The prospective air wing remains the main point of speculation. Chinese military media already frame Sichuan as a “drone carrier”, repeatedly linking the ship to the GJ-11 Sharp Sword stealth unmanned combat aerial vehicle (UCAV), to reconnaissance UAVs, and to rotary-wing unmanned systems for over-the-horizon targeting and logistics. If EMALS is validated at sea, the ship could, in principle, also support crewed fixed-wing aircraft such as the J-35 carrier-borne fighter, at least in limited numbers, adding air defense and strike options to its amphibious and unmanned profile. The defensive suite visible on imagery already suggests a layered self-protection concept, with multiple HHQ-10 short-range surface-to-air missile launchers and several Type 1130 close-in weapon systems (CIWS) to counter sea-skimming missiles and small air threats in the terminal phase.
The Type 076 is conceived as more than a transport for marines and helicopters. In a Taiwan contingency or in crises along the first island chain, a ship like Sichuan can act as a forward, networked aviation node, fusing data from embarked drones and off-board sensors to contribute to the Recognised Maritime Picture (RMP) and the Common Operating Picture (COP). Swarms of UCAVs and larger MALE drones can probe air defenses, strike coastal nodes, or saturate maritime approaches while the ship remains outside the densest anti-ship missile envelopes, relying on emission control (EMCON) and off-board targeting to limit its exposure. The well deck and amphibious component then provide the classic ability to land troops and vehicles when a window opens, backed by organic air support.
In peacetime and in grey-zone competition, Sichuan gives the PLAN a visible presence tool for the South China Sea and the broader Indo-Pacific. The ship can embark mixed detachments of marines, helicopters, unmanned systems, and command-and-control teams for humanitarian assistance, non-combatant evacuation operations, or coercive shows of force around disputed features.
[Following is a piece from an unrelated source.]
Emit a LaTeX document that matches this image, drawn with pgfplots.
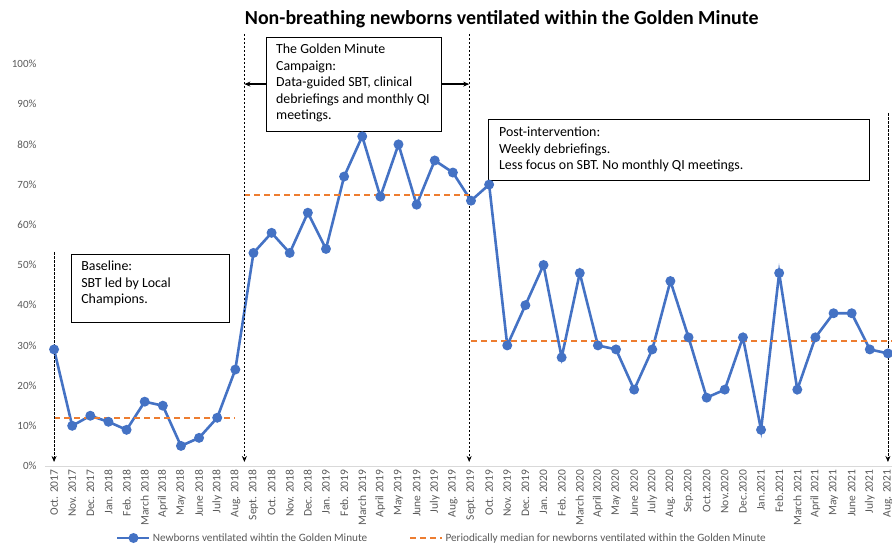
\documentclass[border=0pt]{standalone}
\usepackage{pgfplots}
\pgfplotsset{compat=1.18}
\usepackage{pgfplotstable}
\usepackage{fontspec}
\setmainfont{Carlito}
\usetikzlibrary{arrows.meta}

\definecolor{xlblue}{HTML}{4472C4}
\definecolor{xlorange}{HTML}{ED7D31}
\definecolor{xlgray}{HTML}{595959}
\definecolor{xlaxis}{HTML}{D9D9D9}

% month index, % ventilated within the golden minute
\pgfplotstableread{
idx val
0 29
1 10
2 12.5
3 11
4 9
5 16
6 15
7 5
8 7
9 12
10 24
11 53
12 58
13 53
14 63
15 54
16 72
17 82
18 67
19 80
20 65
21 76
22 73
23 66
24 70
25 30
26 40
27 50
28 27
29 48
30 30
31 29
32 19
33 29
34 46
35 32
36 17
37 19
38 32
39 9
40 48
41 19
42 32
43 38
44 38
45 29
46 28
}\gmdata

\begin{document}
\begin{tikzpicture}[x=1pt,y=1pt]
\begin{axis}[
    at={(45pt,78pt)}, anchor=south west,
    scale only axis, width=852pt, height=402pt,
    xmin=-0.5, xmax=46.5, ymin=0, ymax=100,
    clip=false,
    axis lines*=left,
    y axis line style={draw=none},
    x axis line style={draw=xlaxis, line width=0.8pt, -},
    major tick length=0pt,
    xtick={0,...,46},
    xticklabels={Oct. 2017,Nov. 2017,Dec. 2017,Jan. 2018,Feb. 2018,March 2018,April 2018,May 2018,June 2018,July 2018,Aug. 2018,Sept. 2018,Oct. 2018,Nov. 2018,Dec. 2018,Jan. 2019,Feb. 2019,March 2019,April 2019,May 2019,June 2019,July 2019,Aug. 2019,Sept. 2019,Oct. 2019,Nov. 2019,Dec. 2019,Jan. 2020,Feb. 2020,March 2020,April 2020,May 2020,June 2020,July 2020,Aug. 2020,Sep.2020,Oct.2020,Nov.2020,Dec.2020,Jan.2021,Feb.2021,March 2021,April 2021,May 2021,June 2021,July 2021,Aug. 2021},
    x tick label style={rotate=90, anchor=east, font=\fontsize{11.5}{13}\selectfont, text=xlgray},
    ytick={0,10,...,100},
    yticklabel={\pgfmathprintnumber{\tick}\%},
    y tick label style={font=\fontsize{11}{13}\selectfont, text=xlgray, xshift=-5pt},
    /pgf/number format/assume math mode=true,
    title={Non-breathing newborns ventilated within the Golden Minute},
    title style={at={(0.536,1)}, anchor=center, yshift=39pt, font=\fontsize{19.9}{24}\selectfont\bfseries},
    legend columns=2,
    legend image code/.code={\draw[mark repeat=2,mark phase=2,#1] plot coordinates {(0pt,0pt)(16pt,0pt)(32pt,0pt)};},
    legend style={at={(0.466,0)}, anchor=center, yshift=-72pt, draw=none, fill=none,
        font=\fontsize{11.2}{13}\selectfont, text=xlgray,
        /tikz/every even column/.append style={column sep=40pt}},
]
\addplot[color=xlblue, line width=2.6pt, mark=*, mark size=3.6pt] table[x=idx, y=val] {\gmdata};
\addlegendentry{Newborns ventilated wihtin the Golden Minute}

\addplot[color=xlorange, line width=2.2pt, dash pattern=on 6pt off 4pt] coordinates {(0,12)(10,12)};
\addlegendentry{Periodically median for newborns ventilated within the Golden Minute}
\addplot[color=xlorange, line width=2.2pt, dash pattern=on 6pt off 4pt, forget plot] coordinates {(10.5,67.5)(23,67.5)};
\addplot[color=xlorange, line width=2.2pt, dash pattern=on 6pt off 4pt, forget plot] coordinates {(23,31)(46.5,31)};

% phase separators
\draw[dash pattern=on 2.5pt off 1.5pt, line width=0.8pt, -{Stealth[length=6pt,width=5pt]}] (axis cs:0,53.2) -- (axis cs:0,1);
\draw[dash pattern=on 2.5pt off 1.5pt, line width=0.8pt, -{Stealth[length=6pt,width=5pt]}] (axis cs:10.5,107.5) -- (axis cs:10.5,1);
\draw[dash pattern=on 2.5pt off 1.5pt, line width=0.8pt, -{Stealth[length=6pt,width=5pt]}] (axis cs:22.9,107.5) -- (axis cs:22.9,1);
\draw[dash pattern=on 2.5pt off 1.5pt, line width=0.8pt, -{Stealth[length=6pt,width=5pt]}] (axis cs:46,87.8) -- (axis cs:46,1);

% annotation boxes
\draw[line width=0.9pt, fill=white] (axis cs:0.94,52.7) rectangle (axis cs:9.65,35.8);
\node[anchor=north west, align=left, inner sep=0pt, font=\fontsize{13.9}{16.5}\selectfont] at ([xshift=10pt,yshift=-7pt]axis cs:0.94,52.7)
    {Baseline:\\SBT led by Local\\Champions.};

\draw[line width=0.9pt, fill=white] (axis cs:11.69,106.7) rectangle (axis cs:21.35,83.1);
\node[anchor=north west, align=left, inner sep=0pt, font=\fontsize{13.9}{16.5}\selectfont] at ([xshift=10pt,yshift=-7pt]axis cs:11.69,106.7)
    {The Golden Minute\\Campaign:\\Data-guided SBT, clinical\\debriefings and monthly QI\\meetings.};
\draw[line width=1.2pt, -{Stealth[length=6pt,width=5pt]}] (axis cs:11.69,95) -- (axis cs:10.5,95);
\draw[line width=1.2pt, -{Stealth[length=6pt,width=5pt]}] (axis cs:21.35,95) -- (axis cs:22.9,95);

\draw[line width=0.9pt, fill=white] (axis cs:23.99,86.1) rectangle (axis cs:45,71.1);
\node[anchor=north west, align=left, inner sep=0pt, font=\fontsize{13.9}{16.5}\selectfont] at ([xshift=10pt,yshift=-7pt]axis cs:23.99,86.1)
    {Post-intervention:\\Weekly debriefings.\\Less focus on SBT. No monthly QI meetings.};
\end{axis}
\pgfresetboundingbox
\useasboundingbox (0,0) rectangle (892,544);
\end{tikzpicture}
\end{document}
Integration with large surface combatants, submarines, and the carrier Fujian allows the PLAN to experiment with more complex task-group architectures, where an amphibious drone carrier contributes persistent ISR, electronic warfare, and strike while the main carrier focuses on air superiority. For China’s defense industrial base (BITD), the platform also showcases mastery of integrated electric propulsion, large composite islands, and high-energy electromagnetic systems, areas that feed into future carrier and surface combatant programs.
At the geopolitical level, the maiden trial of Sichuan confirms that China’s naval modernization is expanding not only in hull numbers but in concept, blending amphibious warfare, carrier aviation, and unmanned mass on a single hull. Regional navies now have to factor in a PLAN asset that can move large landing forces, generate continuous drone and helicopter sorties, and operate alongside blue-water carrier groups. For the United States and its allies, the Type 076 underlines the need to adapt counter-amphibious and counter-drone doctrines, including long-range fires, distributed maritime operations, and resilient logistics, to handle a fleet in which “drone carriers” become routine. As sea trials progress and the ship moves toward expected delivery around 2026, Sichuan quietly shifts the balance of maritime power projection in East Asia and complicates crisis planning around Taiwan and in the wider Indo-Pacific.